— Begin —

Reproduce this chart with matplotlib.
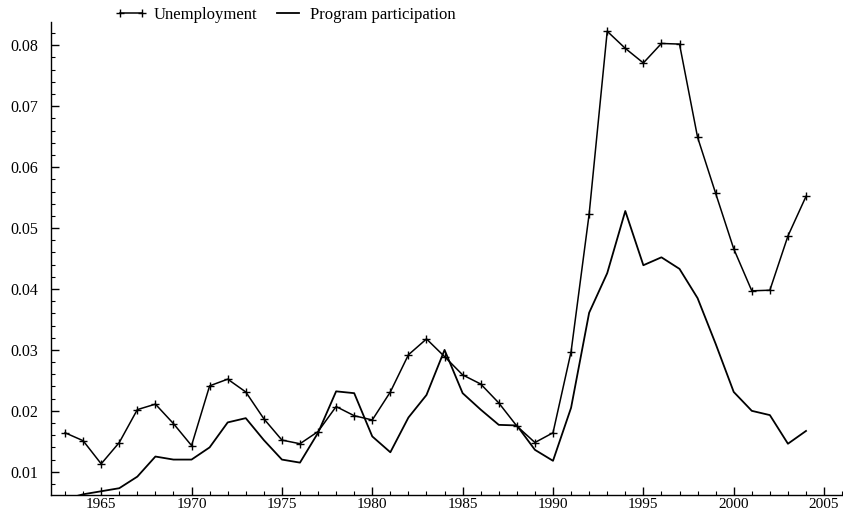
import matplotlib
matplotlib.use("Agg")
import matplotlib.pyplot as plt
from matplotlib.ticker import MultipleLocator, FormatStrFormatter

years = list(range(1963, 2005))
unemployment = [0.0164, 0.0151, 0.0113, 0.0148, 0.0202, 0.0211, 0.0179, 0.0143,
                0.0241, 0.0252, 0.0231, 0.0187, 0.0152, 0.0146, 0.0166, 0.0207,
                0.0192, 0.0185, 0.0231, 0.0292, 0.0318, 0.0289, 0.0259, 0.0244,
                0.0213, 0.0175, 0.0148, 0.0164, 0.0297, 0.0523, 0.0823, 0.0795,
                0.0771, 0.0803, 0.0802, 0.0649, 0.0557, 0.0466, 0.0397, 0.0398,
                0.0487, 0.0552]
participation = [0.0055, 0.0063, 0.0068, 0.0073, 0.0092, 0.0125, 0.0120, 0.0120,
                 0.0140, 0.0181, 0.0188, 0.0152, 0.0120, 0.0115, 0.0164, 0.0232,
                 0.0229, 0.0158, 0.0132, 0.0189, 0.0226, 0.0300, 0.0229, 0.0202,
                 0.0177, 0.0176, 0.0136, 0.0118, 0.0205, 0.0361, 0.0426, 0.0528,
                 0.0439, 0.0452, 0.0433, 0.0385, 0.0310, 0.0231, 0.0200, 0.0193,
                 0.0146, 0.0167]
series_labels = ["Unemployment", "Program participation"]

plt.rcParams['font.family'] = ['Liberation Serif', 'DejaVu Serif']

fig = plt.figure(figsize=(8.43, 5.15), dpi=100)
ax = fig.add_axes([0.060, 0.039, 0.939, 0.918])

ax.plot(years, unemployment, color='black', lw=1.1, marker='+', ms=6, mew=1.0,
        label=series_labels[0])
ax.plot(years, participation, color='black', lw=1.3, label=series_labels[1])

ax.set_xlim(1962.2, 2006.0)
ax.set_ylim(0.0062, 0.0838)

ax.xaxis.set_major_locator(MultipleLocator(5))
ax.xaxis.set_minor_locator(MultipleLocator(1))
ax.yaxis.set_major_locator(MultipleLocator(0.01))
ax.yaxis.set_minor_locator(MultipleLocator(0.002))
ax.yaxis.set_major_formatter(FormatStrFormatter('%.2f'))

for s in ['top', 'right']:
    ax.spines[s].set_visible(False)
for s in ['left', 'bottom']:
    ax.spines[s].set_linewidth(1.0)

ax.tick_params(axis='both', which='major', direction='in', length=6, width=1.0)
ax.tick_params(axis='both', which='minor', direction='in', length=3, width=0.8)
ax.tick_params(axis='y', which='major', labelsize=11.5, pad=9)
ax.tick_params(axis='x', which='major', labelsize=11, pad=2.5)

fig.legend(loc='center left', bbox_to_anchor=(115/843, 1 - 15/515), ncol=2,
           frameon=False, fontsize=12, handlelength=1.9, handletextpad=0.4,
           columnspacing=0.9, borderpad=0, borderaxespad=0, numpoints=2)

fig.savefig('out.png', dpi=100)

— End —

- **AIM OF THE EXERCISE**:
Repeat the data above exactly, but not the pictures.

- **REPLY TO THE EXERCISE**:
Reproduce this chart with matplotlib.
import matplotlib
matplotlib.use("Agg")
import matplotlib.pyplot as plt
from matplotlib.ticker import MultipleLocator, FormatStrFormatter

years = list(range(1963, 2005))
unemployment = [0.0164, 0.0151, 0.0113, 0.0148, 0.0202, 0.0211, 0.0179, 0.0143,
                0.0241, 0.0252, 0.0231, 0.0187, 0.0152, 0.0146, 0.0166, 0.0207,
                0.0192, 0.0185, 0.0231, 0.0292, 0.0318, 0.0289, 0.0259, 0.0244,
                0.0213, 0.0175, 0.0148, 0.0164, 0.0297, 0.0523, 0.0823, 0.0795,
                0.0771, 0.0803, 0.0802, 0.0649, 0.0557, 0.0466, 0.0397, 0.0398,
                0.0487, 0.0552]
participation = [0.0055, 0.0063, 0.0068, 0.0073, 0.0092, 0.0125, 0.0120, 0.0120,
                 0.0140, 0.0181, 0.0188, 0.0152, 0.0120, 0.0115, 0.0164, 0.0232,
                 0.0229, 0.0158, 0.0132, 0.0189, 0.0226, 0.0300, 0.0229, 0.0202,
                 0.0177, 0.0176, 0.0136, 0.0118, 0.0205, 0.0361, 0.0426, 0.0528,
                 0.0439, 0.0452, 0.0433, 0.0385, 0.0310, 0.0231, 0.0200, 0.0193,
                 0.0146, 0.0167]
series_labels = ["Unemployment", "Program participation"]

plt.rcParams['font.family'] = ['Liberation Serif', 'DejaVu Serif']

fig = plt.figure(figsize=(8.43, 5.15), dpi=100)
ax = fig.add_axes([0.060, 0.039, 0.939, 0.918])

ax.plot(years, unemployment, color='black', lw=1.1, marker='+', ms=6, mew=1.0,
        label=series_labels[0])
ax.plot(years, participation, color='black', lw=1.3, label=series_labels[1])

ax.set_xlim(1962.2, 2006.0)
ax.set_ylim(0.0062, 0.0838)

ax.xaxis.set_major_locator(MultipleLocator(5))
ax.xaxis.set_minor_locator(MultipleLocator(1))
ax.yaxis.set_major_locator(MultipleLocator(0.01))
ax.yaxis.set_minor_locator(MultipleLocator(0.002))
ax.yaxis.set_major_formatter(FormatStrFormatter('%.2f'))

for s in ['top', 'right']:
    ax.spines[s].set_visible(False)
for s in ['left', 'bottom']:
    ax.spines[s].set_linewidth(1.0)

ax.tick_params(axis='both', which='major', direction='in', length=6, width=1.0)
ax.tick_params(axis='both', which='minor', direction='in', length=3, width=0.8)
ax.tick_params(axis='y', which='major', labelsize=11.5, pad=9)
ax.tick_params(axis='x', which='major', labelsize=11, pad=2.5)

fig.legend(loc='center left', bbox_to_anchor=(115/843, 1 - 15/515), ncol=2,
           frameon=False, fontsize=12, handlelength=1.9, handletextpad=0.4,
           columnspacing=0.9, borderpad=0, borderaxespad=0, numpoints=2)

fig.savefig('out.png', dpi=100)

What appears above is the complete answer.